3 min read

Weather-Transaction Correlation

Weather can have a significant impact on user behavior. Many businesses think about the impact a hot summer day can have on their conversion rates. But overlapping effects from seasonality and weather require us to provide exact, session-based weather data. One approach is to extend the web analytics implementation and use a third-party weather service to fetch the information while the user is still on the site. However, these third-party services are not free, it requires us to get the user's location, and it also is an additional load for the site.

Wouldn't it be great if we could just use a public data set and some query magic to get per-session weather data historically and with no additional tracking?

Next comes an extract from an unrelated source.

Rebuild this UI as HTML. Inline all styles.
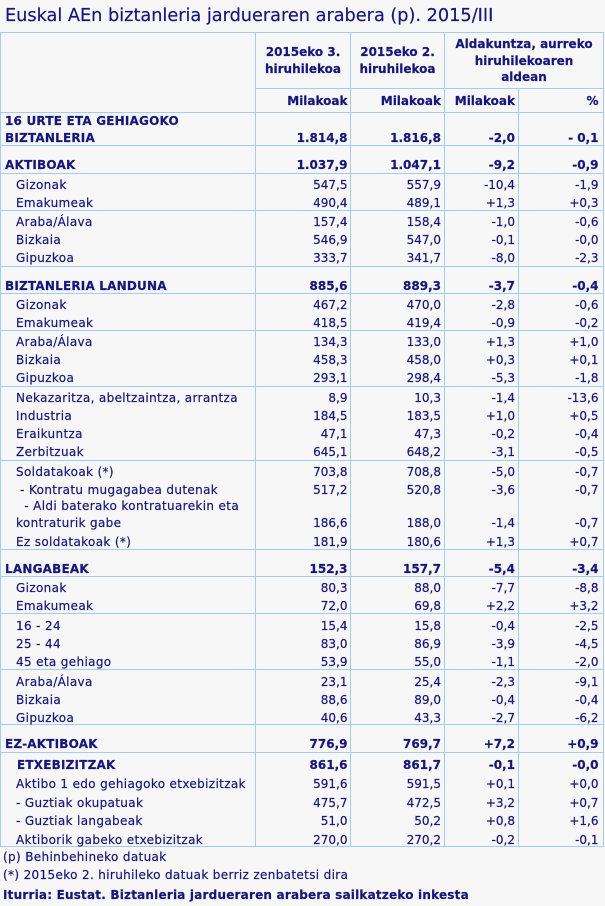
<!DOCTYPE html>
<html><head><meta charset="utf-8">
<style>
html,body{margin:0;padding:0;}
body{width:605px;height:906px;background:#f7f7f7;position:relative;overflow:hidden;
font-family:"DejaVu Sans","Liberation Sans",sans-serif;color:#17177a;font-size:12px;}
.h{position:absolute;height:1px;background:#a3cbf6;}
.v{position:absolute;width:1px;background:#a3cbf6;}
.t{position:absolute;white-space:nowrap;line-height:16px;height:16px;-webkit-text-stroke:0.2px #17177a;}
.l{left:16px;letter-spacing:0.35px;}
.lb{left:5px;font-weight:bold;letter-spacing:0.2px;}
.b{font-weight:bold;}
.c1{right:257.5px;}
.c2{right:164px;}
.c3{right:90px;}
.c4{right:6.5px;}
.hc{text-align:center;font-weight:bold;}
</style></head><body>
<div class="t" style="left:5px;top:6px;font-size:17.7px;line-height:20px;height:20px;">Euskal AEn biztanleria jardueraren arabera (p). 2015/III</div>

<!-- horizontal lines -->
<div class="h" style="left:0;width:604px;top:32px"></div>
<div class="h" style="left:255px;width:349px;top:88px"></div>
<div class="h" style="left:0;width:604px;top:112px"></div>
<div class="h" style="left:0;width:604px;top:145px"></div>
<div class="h" style="left:0;width:604px;top:173px"></div>
<div class="h" style="left:0;width:604px;top:210px"></div>
<div class="h" style="left:0;width:604px;top:266px"></div>
<div class="h" style="left:0;width:604px;top:293px"></div>
<div class="h" style="left:0;width:604px;top:330px"></div>
<div class="h" style="left:0;width:604px;top:386px"></div>
<div class="h" style="left:0;width:604px;top:460px"></div>
<div class="h" style="left:0;width:604px;top:549px"></div>
<div class="h" style="left:0;width:604px;top:576px"></div>
<div class="h" style="left:0;width:604px;top:613px"></div>
<div class="h" style="left:0;width:604px;top:669px"></div>
<div class="h" style="left:0;width:604px;top:724px"></div>
<div class="h" style="left:0;width:604px;top:752px"></div>
<div class="h" style="left:0;width:604px;top:846px"></div>
<!-- vertical lines -->
<div class="v" style="left:0;top:32px;height:815px"></div>
<div class="v" style="left:255px;top:32px;height:815px"></div>
<div class="v" style="left:350px;top:32px;height:815px"></div>
<div class="v" style="left:444px;top:32px;height:815px"></div>
<div class="v" style="left:518px;top:88px;height:759px"></div>
<div class="v" style="left:603px;top:32px;height:815px"></div>

<!-- header -->
<div class="t hc" style="left:255px;width:96px;top:44px">2015eko 3.</div>
<div class="t hc" style="left:255px;width:96px;top:61px">hiruhilekoa</div>
<div class="t hc" style="left:351px;width:93px;top:44px">2015eko 2.</div>
<div class="t hc" style="left:351px;width:93px;top:61px">hiruhilekoa</div>
<div class="t hc" style="left:445px;width:158px;top:36px">Aldakuntza, aurreko</div>
<div class="t hc" style="left:445px;width:158px;top:53px">hiruhilekoaren</div>
<div class="t hc" style="left:445px;width:158px;top:69px">aldean</div>
<div class="t b c1" style="top:93px">Milakoak</div>
<div class="t b c2" style="top:93px">Milakoak</div>
<div class="t b c3" style="top:93px">Milakoak</div>
<div class="t b c4" style="top:93px">%</div>

<!-- 16 URTE -->
<div class="t lb" style="top:113px">16 URTE ETA GEHIAGOKO</div>
<div class="t lb" style="top:130px">BIZTANLERIA</div>
<div class="t b c1" style="top:130px">1.814,8</div>
<div class="t b c2" style="top:130px">1.816,8</div>
<div class="t b c3" style="top:130px">-2,0</div>
<div class="t b c4" style="top:130px">- 0,1</div>

<!-- AKTIBOAK -->
<div class="t lb" style="top:157px">AKTIBOAK</div>
<div class="t b c1" style="top:157px">1.037,9</div>
<div class="t b c2" style="top:157px">1.047,1</div>
<div class="t b c3" style="top:157px">-9,2</div>
<div class="t b c4" style="top:157px">-0,9</div>

<div class="t l" style="top:177px">Gizonak</div>
<div class="t c1" style="top:177px">547,5</div><div class="t c2" style="top:177px">557,9</div><div class="t c3" style="top:177px">-10,4</div><div class="t c4" style="top:177px">-1,9</div>
<div class="t l" style="top:195px">Emakumeak</div>
<div class="t c1" style="top:195px">490,4</div><div class="t c2" style="top:195px">489,1</div><div class="t c3" style="top:195px">+1,3</div><div class="t c4" style="top:195px">+0,3</div>
<div class="t l" style="top:214px">Araba/Álava</div>
<div class="t c1" style="top:214px">157,4</div><div class="t c2" style="top:214px">158,4</div><div class="t c3" style="top:214px">-1,0</div><div class="t c4" style="top:214px">-0,6</div>
<div class="t l" style="top:232px">Bizkaia</div>
<div class="t c1" style="top:232px">546,9</div><div class="t c2" style="top:232px">547,0</div><div class="t c3" style="top:232px">-0,1</div><div class="t c4" style="top:232px">-0,0</div>
<div class="t l" style="top:250px">Gipuzkoa</div>
<div class="t c1" style="top:250px">333,7</div><div class="t c2" style="top:250px">341,7</div><div class="t c3" style="top:250px">-8,0</div><div class="t c4" style="top:250px">-2,3</div>

<!-- LANDUNA -->
<div class="t lb" style="top:278px">BIZTANLERIA LANDUNA</div>
<div class="t b c1" style="top:278px">885,6</div>
<div class="t b c2" style="top:278px">889,3</div>
<div class="t b c3" style="top:278px">-3,7</div>
<div class="t b c4" style="top:278px">-0,4</div>

<div class="t l" style="top:297px">Gizonak</div>
<div class="t c1" style="top:297px">467,2</div><div class="t c2" style="top:297px">470,0</div><div class="t c3" style="top:297px">-2,8</div><div class="t c4" style="top:297px">-0,6</div>
<div class="t l" style="top:315px">Emakumeak</div>
<div class="t c1" style="top:315px">418,5</div><div class="t c2" style="top:315px">419,4</div><div class="t c3" style="top:315px">-0,9</div><div class="t c4" style="top:315px">-0,2</div>
<div class="t l" style="top:334px">Araba/Álava</div>
<div class="t c1" style="top:334px">134,3</div><div class="t c2" style="top:334px">133,0</div><div class="t c3" style="top:334px">+1,3</div><div class="t c4" style="top:334px">+1,0</div>
<div class="t l" style="top:352px">Bizkaia</div>
<div class="t c1" style="top:352px">458,3</div><div class="t c2" style="top:352px">458,0</div><div class="t c3" style="top:352px">+0,3</div><div class="t c4" style="top:352px">+0,1</div>
<div class="t l" style="top:370px">Gipuzkoa</div>
<div class="t c1" style="top:370px">293,1</div><div class="t c2" style="top:370px">298,4</div><div class="t c3" style="top:370px">-5,3</div><div class="t c4" style="top:370px">-1,8</div>

<div class="t l" style="top:390px">Nekazaritza, abeltzaintza, arrantza</div>
<div class="t c1" style="top:390px">8,9</div><div class="t c2" style="top:390px">10,3</div><div class="t c3" style="top:390px">-1,4</div><div class="t c4" style="top:390px">-13,6</div>
<div class="t l" style="top:408px">Industria</div>
<div class="t c1" style="top:408px">184,5</div><div class="t c2" style="top:408px">183,5</div><div class="t c3" style="top:408px">+1,0</div><div class="t c4" style="top:408px">+0,5</div>
<div class="t l" style="top:426px">Eraikuntza</div>
<div class="t c1" style="top:426px">47,1</div><div class="t c2" style="top:426px">47,3</div><div class="t c3" style="top:426px">-0,2</div><div class="t c4" style="top:426px">-0,4</div>
<div class="t l" style="top:444px">Zerbitzuak</div>
<div class="t c1" style="top:444px">645,1</div><div class="t c2" style="top:444px">648,2</div><div class="t c3" style="top:444px">-3,1</div><div class="t c4" style="top:444px">-0,5</div>

<div class="t l" style="top:464px">Soldatakoak (*)</div>
<div class="t c1" style="top:464px">703,8</div><div class="t c2" style="top:464px">708,8</div><div class="t c3" style="top:464px">-5,0</div><div class="t c4" style="top:464px">-0,7</div>
<div class="t l" style="top:482px">&nbsp;- Kontratu mugagabea dutenak</div>
<div class="t c1" style="top:482px">517,2</div><div class="t c2" style="top:482px">520,8</div><div class="t c3" style="top:482px">-3,6</div><div class="t c4" style="top:482px">-0,7</div>
<div class="t l" style="top:498px">&nbsp;&nbsp;- Aldi baterako kontratuarekin eta</div>
<div class="t l" style="top:515px">kontraturik gabe</div>
<div class="t c1" style="top:515px">186,6</div><div class="t c2" style="top:515px">188,0</div><div class="t c3" style="top:515px">-1,4</div><div class="t c4" style="top:515px">-0,7</div>
<div class="t l" style="top:534px">Ez soldatakoak (*)</div>
<div class="t c1" style="top:534px">181,9</div><div class="t c2" style="top:534px">180,6</div><div class="t c3" style="top:534px">+1,3</div><div class="t c4" style="top:534px">+0,7</div>

<!-- LANGABEAK -->
<div class="t lb" style="top:561px">LANGABEAK</div>
<div class="t b c1" style="top:561px">152,3</div>
<div class="t b c2" style="top:561px">157,7</div>
<div class="t b c3" style="top:561px">-5,4</div>
<div class="t b c4" style="top:561px">-3,4</div>

<div class="t l" style="top:580px">Gizonak</div>
<div class="t c1" style="top:580px">80,3</div><div class="t c2" style="top:580px">88,0</div><div class="t c3" style="top:580px">-7,7</div><div class="t c4" style="top:580px">-8,8</div>
<div class="t l" style="top:598px">Emakumeak</div>
<div class="t c1" style="top:598px">72,0</div><div class="t c2" style="top:598px">69,8</div><div class="t c3" style="top:598px">+2,2</div><div class="t c4" style="top:598px">+3,2</div>
<div class="t l" style="top:618px">16 - 24</div>
<div class="t c1" style="top:618px">15,4</div><div class="t c2" style="top:618px">15,8</div><div class="t c3" style="top:618px">-0,4</div><div class="t c4" style="top:618px">-2,5</div>
<div class="t l" style="top:636px">25 - 44</div>
<div class="t c1" style="top:636px">83,0</div><div class="t c2" style="top:636px">86,9</div><div class="t c3" style="top:636px">-3,9</div><div class="t c4" style="top:636px">-4,5</div>
<div class="t l" style="top:654px">45 eta gehiago</div>
<div class="t c1" style="top:654px">53,9</div><div class="t c2" style="top:654px">55,0</div><div class="t c3" style="top:654px">-1,1</div><div class="t c4" style="top:654px">-2,0</div>
<div class="t l" style="top:674px">Araba/Álava</div>
<div class="t c1" style="top:674px">23,1</div><div class="t c2" style="top:674px">25,4</div><div class="t c3" style="top:674px">-2,3</div><div class="t c4" style="top:674px">-9,1</div>
<div class="t l" style="top:692px">Bizkaia</div>
<div class="t c1" style="top:692px">88,6</div><div class="t c2" style="top:692px">89,0</div><div class="t c3" style="top:692px">-0,4</div><div class="t c4" style="top:692px">-0,4</div>
<div class="t l" style="top:710px">Gipuzkoa</div>
<div class="t c1" style="top:710px">40,6</div><div class="t c2" style="top:710px">43,3</div><div class="t c3" style="top:710px">-2,7</div><div class="t c4" style="top:710px">-6,2</div>

<!-- EZ-AKTIBOAK -->
<div class="t lb" style="top:736px">EZ-AKTIBOAK</div>
<div class="t b c1" style="top:736px">776,9</div>
<div class="t b c2" style="top:736px">769,7</div>
<div class="t b c3" style="top:736px">+7,2</div>
<div class="t b c4" style="top:736px">+0,9</div>

<!-- ETXEBIZITZAK -->
<div class="t lb" style="left:17px;top:757px">ETXEBIZITZAK</div>
<div class="t b c1" style="top:757px">861,6</div>
<div class="t b c2" style="top:757px">861,7</div>
<div class="t b c3" style="top:757px">-0,1</div>
<div class="t b c4" style="top:757px">-0,0</div>
<div class="t l" style="top:776px">Aktibo 1 edo gehiagoko etxebizitzak</div>
<div class="t c1" style="top:776px">591,6</div><div class="t c2" style="top:776px">591,5</div><div class="t c3" style="top:776px">+0,1</div><div class="t c4" style="top:776px">+0,0</div>
<div class="t l" style="top:795px">- Guztiak okupatuak</div>
<div class="t c1" style="top:795px">475,7</div><div class="t c2" style="top:795px">472,5</div><div class="t c3" style="top:795px">+3,2</div><div class="t c4" style="top:795px">+0,7</div>
<div class="t l" style="top:813px">- Guztiak langabeak</div>
<div class="t c1" style="top:813px">51,0</div><div class="t c2" style="top:813px">50,2</div><div class="t c3" style="top:813px">+0,8</div><div class="t c4" style="top:813px">+1,6</div>
<div class="t l" style="top:832px">Aktiborik gabeko etxebizitzak</div>
<div class="t c1" style="top:832px">270,0</div><div class="t c2" style="top:832px">270,2</div><div class="t c3" style="top:832px">-0,2</div><div class="t c4" style="top:832px">-0,1</div>

<!-- footnotes -->
<div class="t l" style="left:3px;top:849px">(p) Behinbehineko datuak</div>
<div class="t l" style="left:3px;top:867px">(*) 2015eko 2. hiruhileko datuak berriz zenbatetsi dira</div>
<div class="t lb" style="left:3px;top:887px">Iturria: Eustat. Biztanleria jardueraren arabera sailkatzeko inkesta</div>
</body></html>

Guess what: We can! I prepared a little query that I want to share. But before you expect some full-on statistical analysis, be told that I am no data scientist. I'll get you the data, but someone with more stats skills has to get to the real insights.

The weather data we are using is part of our beloved bigquery-public-data project. The National Oceanic and Atmospheric Administration (NOAA) makes a dataset available in this project that goes back to 1929 and is updated daily! The weather data is coming from 9000+ weather stations globally.

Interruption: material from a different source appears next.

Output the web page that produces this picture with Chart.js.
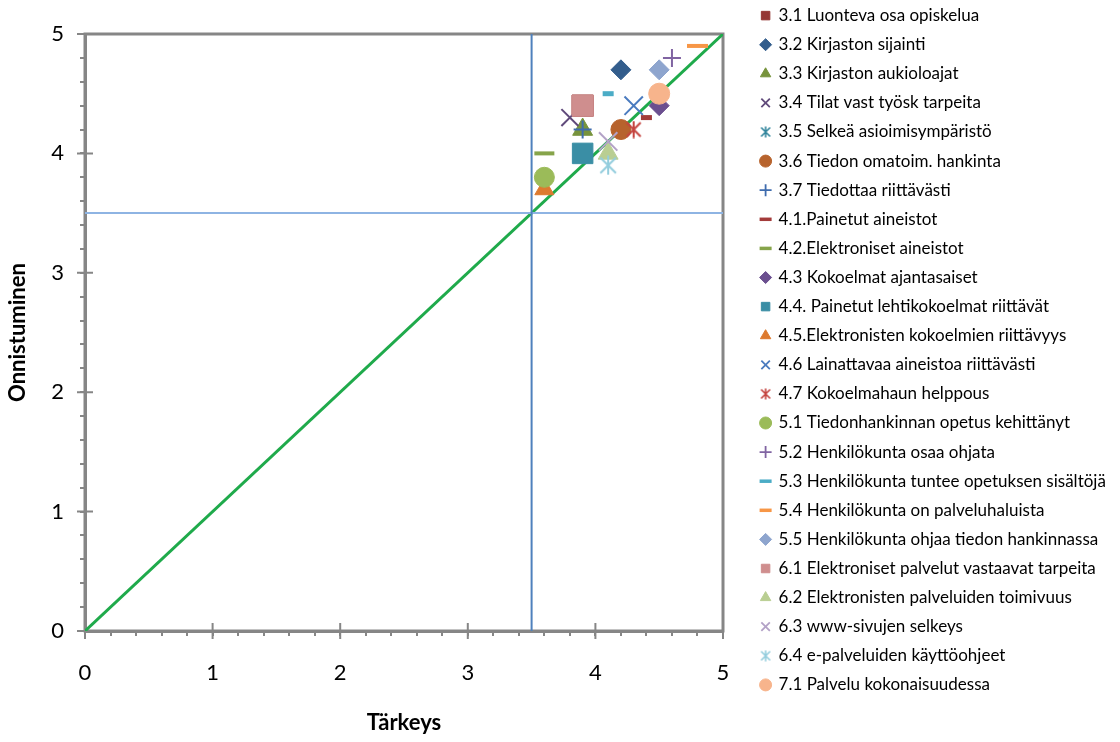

The GSOD dataset has one table with all the stations that ever recorded a weather measurement and annual tables with the individual measurements. The stations table has the latitude and longitude information that we'll need later. To find the closest station for every user session, we have to cross join all stations and tables and calculate the geo distance. Then we can join the measurement of that day on to the session and station.

The cross join here is the queries Achilles heel. If we are not filtering the stations to a reasonable amount, the cross join creates a gigantic intermediate result. For me, it worked very well just filtering to a specific country for both the sessions and the stations.

WITH station AS (

SELECT
  wban,
  usaf,
  lon,
  lat
FROM
  `bigquery-public-data.noaa_gsod.stations`

WHERE
  lon IS NOT NULL
  AND lat IS NOT NULL
  AND country = "GM"

), data AS (

SELECT
  session.fullvisitorid,
  session.visitId,
  session.totals.totalTransactionRevenue totalTransactionRevenue,
  (measure.temp - 32) * (5/9) temp_cel,
  ST_DISTANCE(
    ST_GEOGPOINT(
      SAFE_CAST(session.geoNetwork.longitude  AS FLOAT64),
      SAFE_CAST(session.geoNetwork.latitude AS FLOAT64)
    ),
    ST_GEOGPOINT(station.lon, station.lat)
  ) dist
FROM
  `bigquery-public-data.google_analytics_sample.ga_sessions_2017*` session,
  station
JOIN
  `bigquery-public-data.noaa_gsod.gsod2017` measure
ON
  station.wban = measure.wban
  AND station.usaf = measure.stn
  AND session.geoNetwork.country = "Germany"
  AND CONCAT(measure.year, measure.mo, measure.da) = session.date

)

SELECT
  fullvisitorId,
  visitId,
  totalTransactionRevenue,
  ARRAY_AGG(temp_cel ORDER BY dist LIMIT 1)[SAFE_OFFSET(0)] temp_cel
FROM
  data
GROUP BY
  1,2,3

Let's go through this and explain what is going on.

  • 26-37: Prepare the station data. The NOAA is using some unusual two-letter country codes. Make sure to adapt it to your country of analysis.
  • 54-55: This is the mentioned cross join. Don't let the implicit comma-cross-join confuse you.
  • 56-62: We are using a regular join to bring in the measurements and run a couple of filters.
  • 45: The temperature data is in Fahrenheit, but I prefer Celcius.
  • 46-52: The ST_DISTANCE functions returns the distance between points on earth in meters. The Google Analytics schema represents the latitude and longitude as strings, se have to get a little more verbose here when creating the ST_GEOGPOINTs.
  • 70: To avoid a correlated query, I had to get a little creative. The use of ARRAY_AGG allows us to order by dist but return the temp_cel value. We limit to one to get an array with only one member and use [SAFE_OFFSET(0)] to pull out the one member.

And there we have it: One row per session with the session and user identifier, the temperature in Celcius, and the total revenue. I'm sure you can come up with some ideas on how to use this?